• Information shown:
----

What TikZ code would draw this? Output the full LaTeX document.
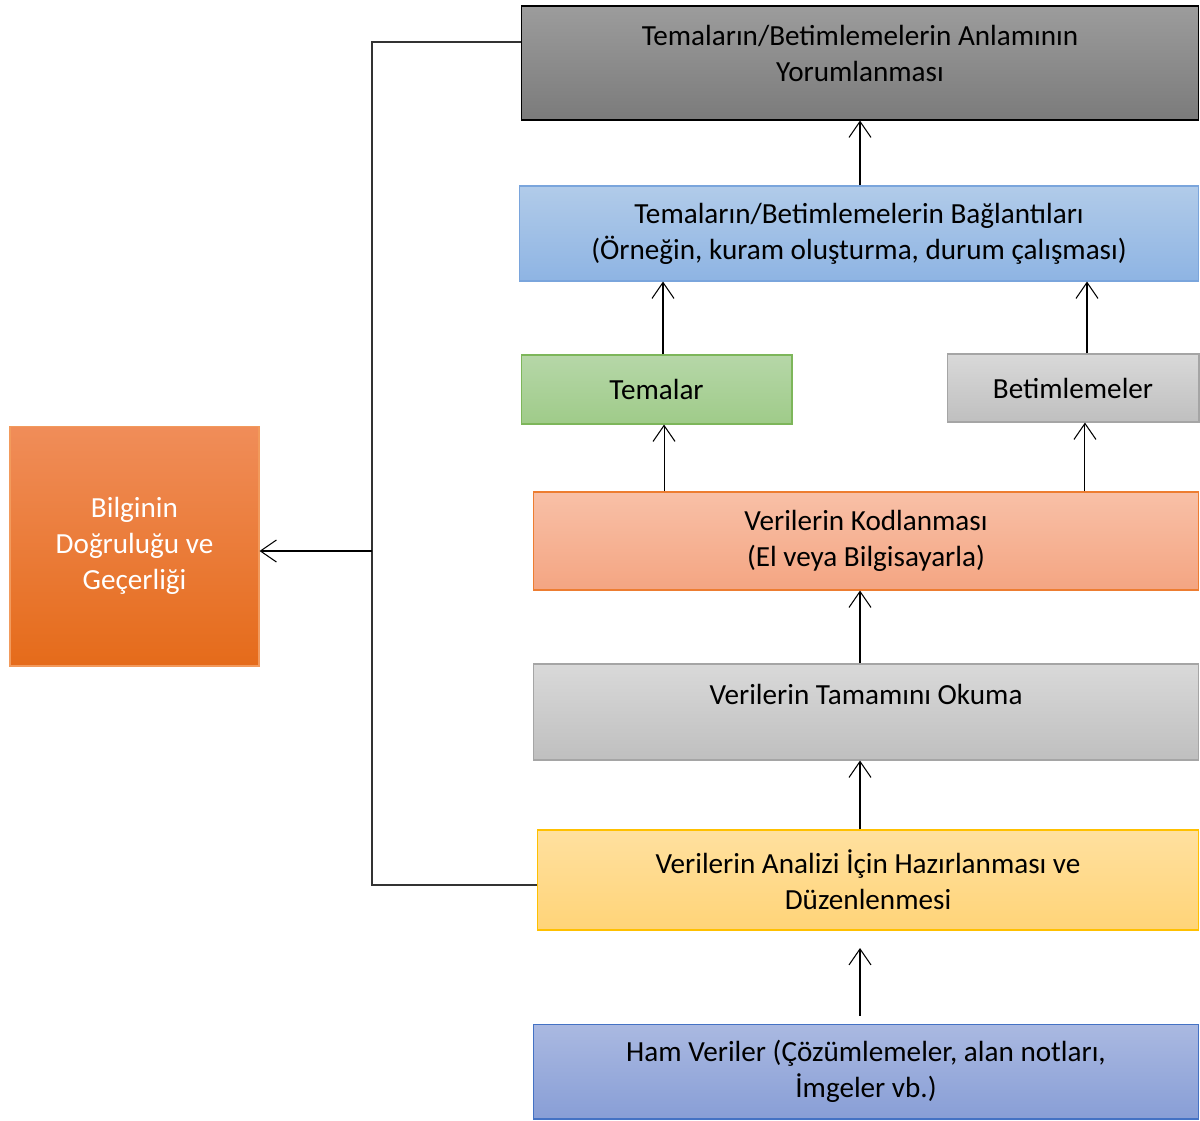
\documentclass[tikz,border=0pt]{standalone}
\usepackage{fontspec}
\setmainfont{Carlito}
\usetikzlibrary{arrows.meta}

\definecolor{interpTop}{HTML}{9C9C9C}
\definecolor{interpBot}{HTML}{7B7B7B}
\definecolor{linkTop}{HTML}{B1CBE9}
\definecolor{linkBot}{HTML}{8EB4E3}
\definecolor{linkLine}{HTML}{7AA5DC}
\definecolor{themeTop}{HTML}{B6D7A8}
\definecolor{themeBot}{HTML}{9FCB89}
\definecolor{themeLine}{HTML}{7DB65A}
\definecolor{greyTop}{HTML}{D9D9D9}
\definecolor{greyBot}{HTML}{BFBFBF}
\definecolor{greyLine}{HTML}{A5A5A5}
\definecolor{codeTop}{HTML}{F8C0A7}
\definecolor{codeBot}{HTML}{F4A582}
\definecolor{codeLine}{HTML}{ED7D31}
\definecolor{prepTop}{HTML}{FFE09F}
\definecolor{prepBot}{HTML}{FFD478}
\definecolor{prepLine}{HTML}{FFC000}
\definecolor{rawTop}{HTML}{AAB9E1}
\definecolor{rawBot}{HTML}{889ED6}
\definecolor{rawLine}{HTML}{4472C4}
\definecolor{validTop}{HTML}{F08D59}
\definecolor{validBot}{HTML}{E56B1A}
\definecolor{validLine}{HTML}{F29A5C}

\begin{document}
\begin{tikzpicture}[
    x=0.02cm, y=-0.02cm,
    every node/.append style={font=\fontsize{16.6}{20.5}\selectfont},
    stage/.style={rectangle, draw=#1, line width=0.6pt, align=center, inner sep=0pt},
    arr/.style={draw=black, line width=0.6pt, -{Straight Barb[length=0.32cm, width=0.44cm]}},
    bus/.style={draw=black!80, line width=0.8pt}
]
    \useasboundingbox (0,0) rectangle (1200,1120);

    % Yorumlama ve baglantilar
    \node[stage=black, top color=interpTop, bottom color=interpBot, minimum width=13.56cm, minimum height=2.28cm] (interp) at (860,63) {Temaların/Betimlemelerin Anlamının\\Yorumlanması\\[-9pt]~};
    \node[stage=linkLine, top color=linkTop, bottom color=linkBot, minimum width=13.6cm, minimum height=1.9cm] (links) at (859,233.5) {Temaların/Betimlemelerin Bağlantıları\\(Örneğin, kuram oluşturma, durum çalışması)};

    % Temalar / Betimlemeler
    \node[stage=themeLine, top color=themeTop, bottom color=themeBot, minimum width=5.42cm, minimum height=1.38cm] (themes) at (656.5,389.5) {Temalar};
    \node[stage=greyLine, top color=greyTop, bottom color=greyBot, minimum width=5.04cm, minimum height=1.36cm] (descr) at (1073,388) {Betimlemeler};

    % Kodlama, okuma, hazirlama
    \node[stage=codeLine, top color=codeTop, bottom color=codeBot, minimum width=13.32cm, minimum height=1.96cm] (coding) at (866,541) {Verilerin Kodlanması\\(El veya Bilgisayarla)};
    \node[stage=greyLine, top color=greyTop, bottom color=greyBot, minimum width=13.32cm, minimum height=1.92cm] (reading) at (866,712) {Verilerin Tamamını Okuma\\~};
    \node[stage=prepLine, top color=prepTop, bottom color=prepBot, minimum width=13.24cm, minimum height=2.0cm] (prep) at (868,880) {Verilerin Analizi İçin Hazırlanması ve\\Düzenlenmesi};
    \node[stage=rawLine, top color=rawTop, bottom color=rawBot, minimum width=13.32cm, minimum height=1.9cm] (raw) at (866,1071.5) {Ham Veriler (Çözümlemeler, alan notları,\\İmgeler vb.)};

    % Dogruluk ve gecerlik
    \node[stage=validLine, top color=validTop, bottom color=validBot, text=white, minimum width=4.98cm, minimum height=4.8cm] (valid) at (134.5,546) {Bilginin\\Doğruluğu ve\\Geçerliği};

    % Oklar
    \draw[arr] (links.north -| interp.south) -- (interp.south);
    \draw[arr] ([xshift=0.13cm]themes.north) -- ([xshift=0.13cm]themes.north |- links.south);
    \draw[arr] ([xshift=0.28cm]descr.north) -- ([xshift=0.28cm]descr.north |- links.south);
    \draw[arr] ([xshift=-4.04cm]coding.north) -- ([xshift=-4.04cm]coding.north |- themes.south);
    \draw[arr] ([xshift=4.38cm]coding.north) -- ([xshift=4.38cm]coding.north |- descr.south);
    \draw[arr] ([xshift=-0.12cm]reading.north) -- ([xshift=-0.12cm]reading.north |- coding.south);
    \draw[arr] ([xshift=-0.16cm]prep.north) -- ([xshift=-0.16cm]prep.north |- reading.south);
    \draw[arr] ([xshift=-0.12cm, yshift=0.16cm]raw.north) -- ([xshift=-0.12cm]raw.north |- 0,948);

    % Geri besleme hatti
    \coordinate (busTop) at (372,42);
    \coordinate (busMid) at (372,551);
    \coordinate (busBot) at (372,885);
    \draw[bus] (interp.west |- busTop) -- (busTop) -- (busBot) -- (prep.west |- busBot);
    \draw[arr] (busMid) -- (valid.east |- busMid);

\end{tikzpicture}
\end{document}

----

• Written request:
Exclude the pictures. Write out the remaining data exactly.

• Solution to the exercise:
What TikZ code would draw this? Output the full LaTeX document.
\documentclass[tikz,border=0pt]{standalone}
\usepackage{fontspec}
\setmainfont{Carlito}
\usetikzlibrary{arrows.meta}

\definecolor{interpTop}{HTML}{9C9C9C}
\definecolor{interpBot}{HTML}{7B7B7B}
\definecolor{linkTop}{HTML}{B1CBE9}
\definecolor{linkBot}{HTML}{8EB4E3}
\definecolor{linkLine}{HTML}{7AA5DC}
\definecolor{themeTop}{HTML}{B6D7A8}
\definecolor{themeBot}{HTML}{9FCB89}
\definecolor{themeLine}{HTML}{7DB65A}
\definecolor{greyTop}{HTML}{D9D9D9}
\definecolor{greyBot}{HTML}{BFBFBF}
\definecolor{greyLine}{HTML}{A5A5A5}
\definecolor{codeTop}{HTML}{F8C0A7}
\definecolor{codeBot}{HTML}{F4A582}
\definecolor{codeLine}{HTML}{ED7D31}
\definecolor{prepTop}{HTML}{FFE09F}
\definecolor{prepBot}{HTML}{FFD478}
\definecolor{prepLine}{HTML}{FFC000}
\definecolor{rawTop}{HTML}{AAB9E1}
\definecolor{rawBot}{HTML}{889ED6}
\definecolor{rawLine}{HTML}{4472C4}
\definecolor{validTop}{HTML}{F08D59}
\definecolor{validBot}{HTML}{E56B1A}
\definecolor{validLine}{HTML}{F29A5C}

\begin{document}
\begin{tikzpicture}[
    x=0.02cm, y=-0.02cm,
    every node/.append style={font=\fontsize{16.6}{20.5}\selectfont},
    stage/.style={rectangle, draw=#1, line width=0.6pt, align=center, inner sep=0pt},
    arr/.style={draw=black, line width=0.6pt, -{Straight Barb[length=0.32cm, width=0.44cm]}},
    bus/.style={draw=black!80, line width=0.8pt}
]
    \useasboundingbox (0,0) rectangle (1200,1120);

    % Yorumlama ve baglantilar
    \node[stage=black, top color=interpTop, bottom color=interpBot, minimum width=13.56cm, minimum height=2.28cm] (interp) at (860,63) {Temaların/Betimlemelerin Anlamının\\Yorumlanması\\[-9pt]~};
    \node[stage=linkLine, top color=linkTop, bottom color=linkBot, minimum width=13.6cm, minimum height=1.9cm] (links) at (859,233.5) {Temaların/Betimlemelerin Bağlantıları\\(Örneğin, kuram oluşturma, durum çalışması)};

    % Temalar / Betimlemeler
    \node[stage=themeLine, top color=themeTop, bottom color=themeBot, minimum width=5.42cm, minimum height=1.38cm] (themes) at (656.5,389.5) {Temalar};
    \node[stage=greyLine, top color=greyTop, bottom color=greyBot, minimum width=5.04cm, minimum height=1.36cm] (descr) at (1073,388) {Betimlemeler};

    % Kodlama, okuma, hazirlama
    \node[stage=codeLine, top color=codeTop, bottom color=codeBot, minimum width=13.32cm, minimum height=1.96cm] (coding) at (866,541) {Verilerin Kodlanması\\(El veya Bilgisayarla)};
    \node[stage=greyLine, top color=greyTop, bottom color=greyBot, minimum width=13.32cm, minimum height=1.92cm] (reading) at (866,712) {Verilerin Tamamını Okuma\\~};
    \node[stage=prepLine, top color=prepTop, bottom color=prepBot, minimum width=13.24cm, minimum height=2.0cm] (prep) at (868,880) {Verilerin Analizi İçin Hazırlanması ve\\Düzenlenmesi};
    \node[stage=rawLine, top color=rawTop, bottom color=rawBot, minimum width=13.32cm, minimum height=1.9cm] (raw) at (866,1071.5) {Ham Veriler (Çözümlemeler, alan notları,\\İmgeler vb.)};

    % Dogruluk ve gecerlik
    \node[stage=validLine, top color=validTop, bottom color=validBot, text=white, minimum width=4.98cm, minimum height=4.8cm] (valid) at (134.5,546) {Bilginin\\Doğruluğu ve\\Geçerliği};

    % Oklar
    \draw[arr] (links.north -| interp.south) -- (interp.south);
    \draw[arr] ([xshift=0.13cm]themes.north) -- ([xshift=0.13cm]themes.north |- links.south);
    \draw[arr] ([xshift=0.28cm]descr.north) -- ([xshift=0.28cm]descr.north |- links.south);
    \draw[arr] ([xshift=-4.04cm]coding.north) -- ([xshift=-4.04cm]coding.north |- themes.south);
    \draw[arr] ([xshift=4.38cm]coding.north) -- ([xshift=4.38cm]coding.north |- descr.south);
    \draw[arr] ([xshift=-0.12cm]reading.north) -- ([xshift=-0.12cm]reading.north |- coding.south);
    \draw[arr] ([xshift=-0.16cm]prep.north) -- ([xshift=-0.16cm]prep.north |- reading.south);
    \draw[arr] ([xshift=-0.12cm, yshift=0.16cm]raw.north) -- ([xshift=-0.12cm]raw.north |- 0,948);

    % Geri besleme hatti
    \coordinate (busTop) at (372,42);
    \coordinate (busMid) at (372,551);
    \coordinate (busBot) at (372,885);
    \draw[bus] (interp.west |- busTop) -- (busTop) -- (busBot) -- (prep.west |- busBot);
    \draw[arr] (busMid) -- (valid.east |- busMid);

\end{tikzpicture}
\end{document}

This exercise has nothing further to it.